Community responses indicated a prevailing sentiment that certain NFTs in Elementals bore striking resemblances to the previously released Azuki collection, despite the initial branding distinctions.

Stiking similarities

Azuki, the non-fungible token (NFT) brand first launched in January 2022, launched its “Elementals” NFT collection on June 27. The new collection was announced to feature 20,000 editions as a derivative of Azuki’s popular original collection. 

However, with ambitious promises made earlier this year, including plans for a metaverse platform, interactive experiences, and physical merchandise, among others, many collectors took to social media to express their disappointment in the strikingly similar appearance between the main collection and the new one.

A side-by-side comparison highlighted the shared facial structures, angles, and overall vibes, leading some observers to label Elementals as a lower-quality version of the original collection. 

Salvo, a member of the crypto community, reiterates the impact of this, stating that this release was a great business decision to bring in additional revenue but a “poor community decision due to exact same art and dilution to the main collection.”

Aside from concerns on the collection, there were also reported mishaps with the sale format. The sale of Azuki’s NFTs was originally set to follow a Dutch auction format, starting at a price of 2 ETH and gradually decreasing by 0.1 ETH (approximately $200) every five minutes until all the NFTs were sold.

On June 27, the Azuki community gathered at the minting site, ready to secure their NFTs at the initial price of 2 ETH per item. Surprisingly, within a mere 15 minutes, all 20,000 NFTs were snatched up, resulting in primary sales of 20,000 ETH, equivalent to a value slightly above $38 million at the time.

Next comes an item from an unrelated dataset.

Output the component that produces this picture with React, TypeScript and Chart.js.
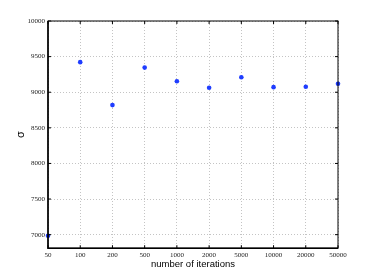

Unfortunately, many collectors were unable to purchase during the sale after experiencing disruptions to the site, which was later attributed to greater-than-expected traffic. Azuki was quick to respond to the community with a Tweet sent out on June 28.

Wavering confidence

While some attribute the events following the Azuki release to difficulty for blue chip NFTs to succeed in a bear market, @NFT_God, a prominent Twitter account in the space, shared that the real concern is that Azuki has become a prominent illustration of a prevailing belief that all profile picture (PFP) NFTs are destined to lose value.

The brand found itself facing two potential choices, both leading to a decline in prices.

In his Tweet, he suggests the first option was to take no action, allowing people to sell their NFTs, which would consequently drive down the prices. Alternatively, Azuki could have chosen to introduce additional NFTs, diluting the value of the existing collection and prompting further selling, ultimately resulting in a decrease in prices.

This situation highlights the notion that the utility of NFTs lies primarily in their artistic value, and the concept of “blue chip” PFPs possessing inherent long-term value is being challenged.